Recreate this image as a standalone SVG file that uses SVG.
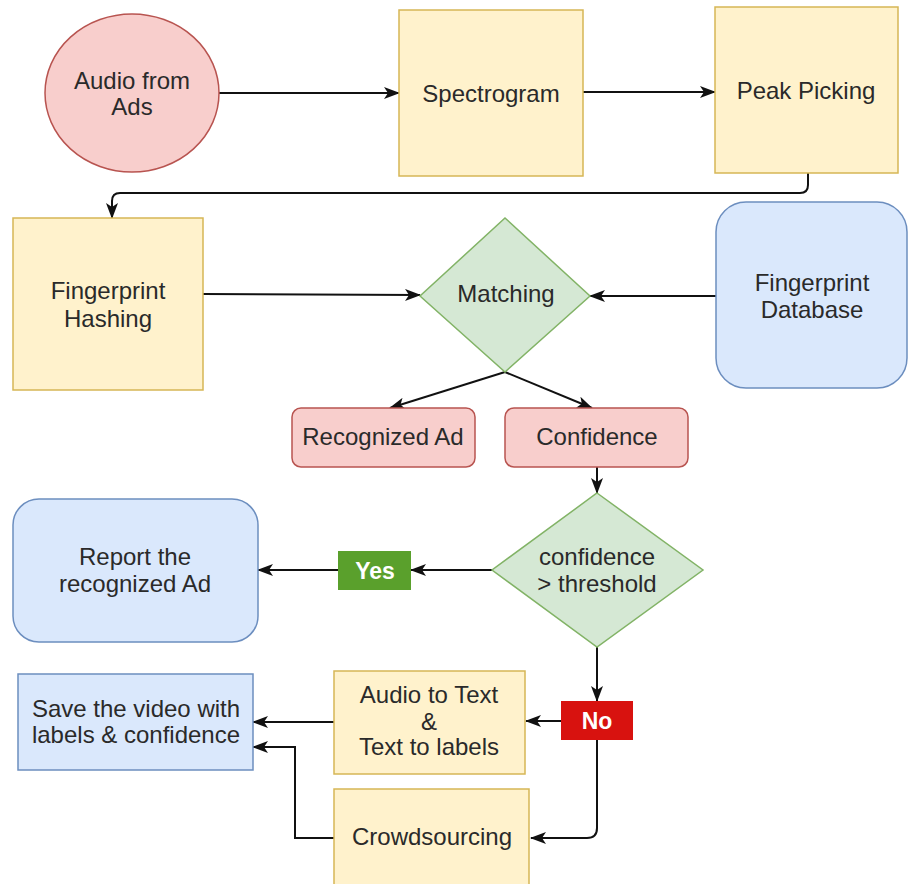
<svg xmlns="http://www.w3.org/2000/svg" width="908" height="884" viewBox="0 0 908 884">
  <style>
    text { font-family: "Liberation Sans", Arial, Helvetica, sans-serif; font-size: 24px; fill: #2a2a2a; text-anchor: middle; }
    .yellow { fill: #FFF2CC; stroke: #D6B656; stroke-width: 1.5; }
    .pink { fill: #F8CECC; stroke: #B85450; stroke-width: 1.5; }
    .green { fill: #D5E8D4; stroke: #82B366; stroke-width: 1.5; }
    .blue { fill: #DAE8FC; stroke: #6C8EBF; stroke-width: 1.5; }
    .badge { font-weight: bold; fill: #fff; font-size: 23px; }
    #edges path { fill: none; stroke: #111; stroke-width: 2; marker-end: url(#arrow); }
  </style>
  <defs>
    <marker id="arrow" viewBox="0 0 16 12" markerWidth="16" markerHeight="12" refX="15" refY="6" orient="auto" markerUnits="userSpaceOnUse">
      <path d="M0,0 L16,6 L0,12 L4,6 z" fill="#111"/>
    </marker>
  </defs>
  <rect width="908" height="884" fill="#fff"/>

  <g id="edges">
    <path d="M219,93 L399,93"/>
    <path d="M583,92 L715,92"/>
    <path d="M808,173 L808,185 Q808,193 800,193 L120,193 Q112,193 112,201 L112,218"/>
    <path d="M203,294 L420,295"/>
    <path d="M716,296 L590,296"/>
    <path d="M505,372 L390,408"/>
    <path d="M505,372 L592,408"/>
    <path d="M597,467 L597,493"/>
    <path d="M492,570 L411,570"/>
    <path d="M338,570 L258,570"/>
    <path d="M597,647 L597,701"/>
    <path d="M561,721 L526,721"/>
    <path d="M597,740 L597,828 Q597,838 587,838 L531,838"/>
    <path d="M334,722 L253,722"/>
    <path d="M334,838 L295,838 L295,747 L253,747"/>
  </g>

  <g id="audio-from-ads">
    <ellipse class="pink" cx="132" cy="93" rx="87" ry="79"/>
    <text x="132" y="89">Audio from</text>
    <text x="132" y="115">Ads</text>
  </g>

  <g id="spectrogram">
    <rect class="yellow" x="399" y="10" width="184" height="166"/>
    <text x="491" y="102">Spectrogram</text>
  </g>

  <g id="peak-picking">
    <rect class="yellow" x="715" y="7" width="183" height="166"/>
    <text x="806" y="99">Peak Picking</text>
  </g>

  <g id="fingerprint-hashing">
    <rect class="yellow" x="13" y="218" width="190" height="172"/>
    <text x="108" y="299">Fingerprint</text>
    <text x="108" y="327">Hashing</text>
  </g>

  <g id="matching">
    <polygon class="green" points="505,218 590,296 505,372 420,296"/>
    <text x="506" y="302">Matching</text>
  </g>

  <g id="fingerprint-database">
    <rect class="blue" x="716" y="202" width="191" height="186" rx="30" ry="30"/>
    <text x="812" y="291">Fingerprint</text>
    <text x="812" y="318">Database</text>
  </g>

  <g id="recognized-ad">
    <rect class="pink" x="292" y="408" width="183" height="59" rx="9" ry="9"/>
    <text x="383" y="445">Recognized Ad</text>
  </g>

  <g id="confidence">
    <rect class="pink" x="505" y="408" width="183" height="59" rx="9" ry="9"/>
    <text x="597" y="445">Confidence</text>
  </g>

  <g id="threshold-check">
    <polygon class="green" points="597,493 703,570 597,647 492,570"/>
    <text x="597" y="565">confidence</text>
    <text x="597" y="592">&gt; threshold</text>
  </g>

  <g id="yes-label">
    <rect x="338" y="551" width="73" height="39" fill="#5AA02C"/>
    <text class="badge" x="375" y="579">Yes</text>
  </g>

  <g id="report-ad">
    <rect class="blue" x="13" y="499" width="245" height="143" rx="26" ry="26"/>
    <text x="135" y="565">Report the</text>
    <text x="135" y="592">recognized Ad</text>
  </g>

  <g id="no-label">
    <rect x="561" y="701" width="72" height="39" fill="#D8120F"/>
    <text class="badge" x="597" y="729">No</text>
  </g>

  <g id="audio-to-text">
    <rect class="yellow" x="334" y="671" width="191" height="103"/>
    <text x="429" y="703">Audio to Text</text>
    <text x="429" y="730">&amp;</text>
    <text x="429" y="755">Text to labels</text>
  </g>

  <g id="crowdsourcing">
    <rect class="yellow" x="334" y="789" width="195" height="110"/>
    <text x="432" y="845">Crowdsourcing</text>
  </g>

  <g id="save-video">
    <rect class="blue" x="18" y="674" width="235" height="96"/>
    <text x="136" y="717">Save the video with</text>
    <text x="136" y="743">labels &amp; confidence</text>
  </g>
</svg>
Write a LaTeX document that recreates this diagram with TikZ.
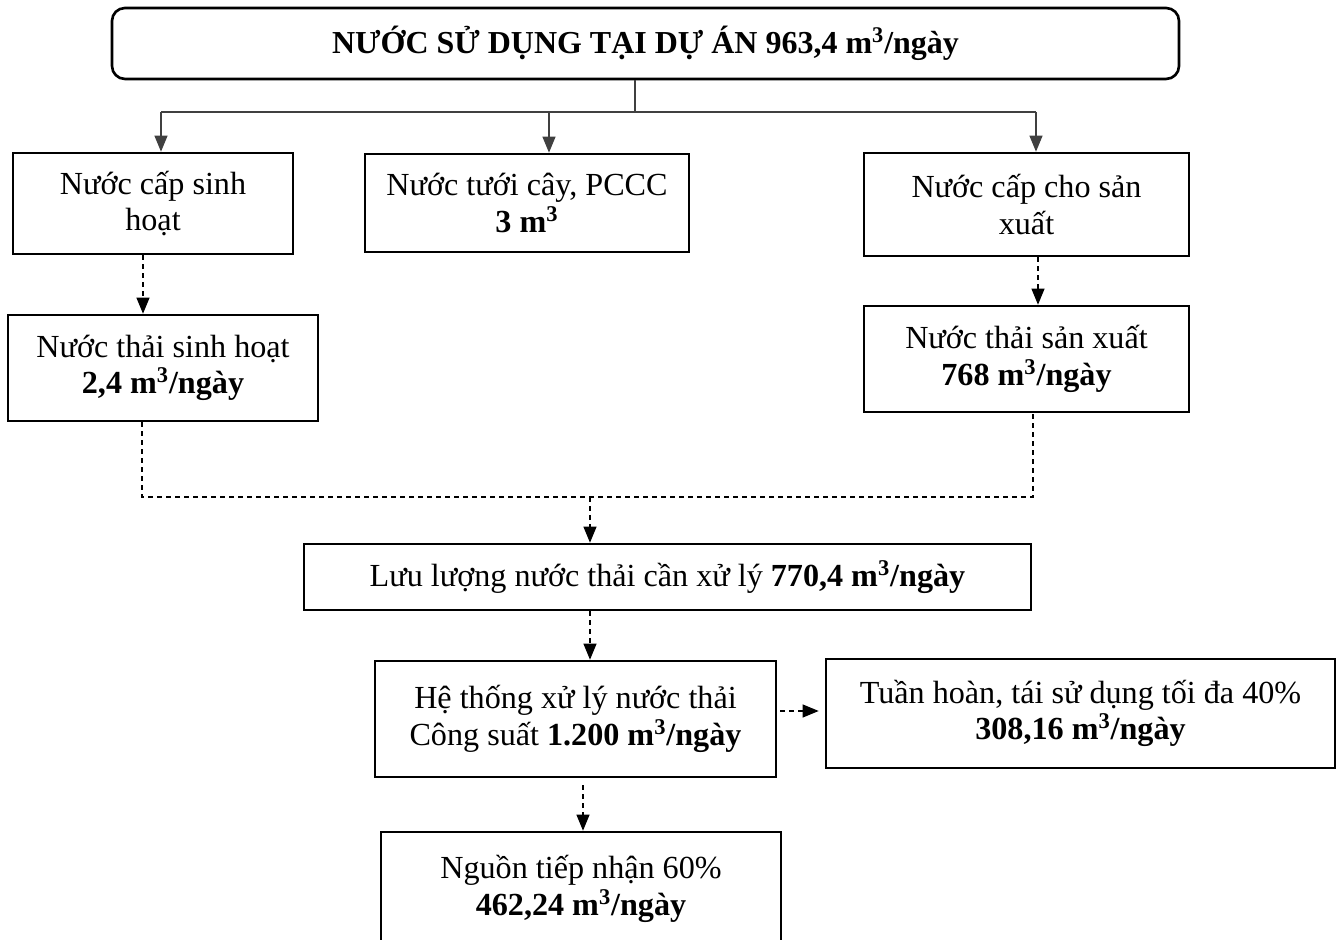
\documentclass[tikz,border=0pt]{standalone}
\usepackage{fontspec}
\setmainfont{Liberation Serif}
\usetikzlibrary{arrows.meta}

\begin{document}
\begin{tikzpicture}[x=0.2mm, y=-0.2mm,
    box/.style={draw, line width=1.5pt, align=center, inner sep=0pt,
      font=\fontsize{18.3}{20.8}\selectfont},
    trunk/.style={draw=black!75, line width=0.65pt},
    feed/.style={trunk, -{Triangle[length=3.2mm, width=2.6mm]}},
    flowline/.style={draw, line width=0.6pt, dash pattern=on 1mm off 0.8mm},
    flow/.style={flowline, -{Triangle[length=3.2mm, width=2.6mm]}}]

  \useasboundingbox (0, 0) rectangle (1336, 940);

  % nguon nuoc
  \node [box, rounded corners=2.6mm, minimum width=213.4mm, minimum height=14.2mm,
    font=\fontsize{18.2}{21}\selectfont\bfseries] (title) at (645.5, 43.5)
    {NƯỚC SỬ DỤNG TẠI DỰ ÁN 963,4 m\textsuperscript{3}/ngày};

  \node [box, minimum width=56mm, minimum height=20.2mm] (supply) at (153, 203.5)
    {Nước cấp sinh\\hoạt};
  \node [box, minimum width=64.8mm, minimum height=19.6mm] (irrig) at (527, 203)
    {Nước tưới cây, PCCC\\\textbf{3 m\textsuperscript{3}}};
  \node [box, minimum width=65mm, minimum height=20.6mm] (prodin) at (1026.5, 204.5)
    {Nước cấp cho sản\\xuất};

  % nuoc thai
  \node [box, minimum width=62mm, minimum height=21.2mm] (domwaste) at (163, 368)
    {Nước thải sinh hoạt\\\textbf{2,4 m\textsuperscript{3}/ngày}};
  \node [box, minimum width=65mm, minimum height=21.2mm] (prodwaste) at (1026.5, 359)
    {Nước thải sản xuất\\\textbf{768 m\textsuperscript{3}/ngày}};

  \node [box, minimum width=145.4mm, minimum height=13.2mm] (total) at (667.5, 577)
    {Lưu lượng nước thải cần xử lý \textbf{770,4 m\textsuperscript{3}/ngày}};
  \node [box, minimum width=80.2mm, minimum height=23.2mm] (plant) at (575.5, 719)
    {Hệ thống xử lý nước thải\\Công suất \textbf{1.200 m\textsuperscript{3}/ngày}};
  \node [box, minimum width=101.8mm, minimum height=21.8mm] (reuse) at (1080.5, 713.5)
    {Tuần hoàn, tái sử dụng tối đa 40\%\\\textbf{308,16 m\textsuperscript{3}/ngày}};
  \node [box, minimum width=80mm, minimum height=22.8mm] (outlet) at (581, 889)
    {Nguồn tiếp nhận 60\%\\\textbf{462,24 m\textsuperscript{3}/ngày}};

  % phan nhanh cap nuoc
  \coordinate (split) at (635, 112);
  \coordinate (splitL) at (161, 112);
  \coordinate (splitM) at (549, 112);
  \coordinate (splitR) at (1036, 112);
  \draw [trunk] (title.south -| split) -- (split);
  \draw [trunk] (splitL) -- (splitR);
  \draw [feed] (splitL) -- (splitL |- supply.north);
  \draw [feed] (splitM) -- (splitM |- irrig.north);
  \draw [feed] (splitR) -- (splitR |- prodin.north);

  % dong nuoc thai
  \draw [flow] ([xshift=-2mm]supply.south) -- ([xshift=-2mm]supply.south |- domwaste.north);
  \draw [flow] ([xshift=2.3mm]prodin.south) -- ([xshift=2.3mm]prodin.south |- prodwaste.north);

  \coordinate (merge) at (590, 497);
  \draw [flowline] ([xshift=-4.2mm]domwaste.south) |- (merge)
    -| ([xshift=1.3mm]prodwaste.south);
  \draw [flow] (merge) -- (merge |- total.north);
  \draw [flow] (merge |- total.south) -- (merge |- plant.north);
  \draw [flow, shorten <=0.6mm, shorten >=1.2mm] ([yshift=1.6mm]plant.east)
    -- ([yshift=1.6mm]plant.east -| reuse.west);
  \draw [flow, shorten <=1.4mm] ([xshift=1.5mm]plant.south) -- ([xshift=1.5mm]plant.south |- outlet.north);
\end{tikzpicture}
\end{document}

========================================

Find and copy each line above that includes the string "standalone".

Recreate this image as a standalone SVG file that uses SVG.
\documentclass[tikz,border=0pt]{standalone}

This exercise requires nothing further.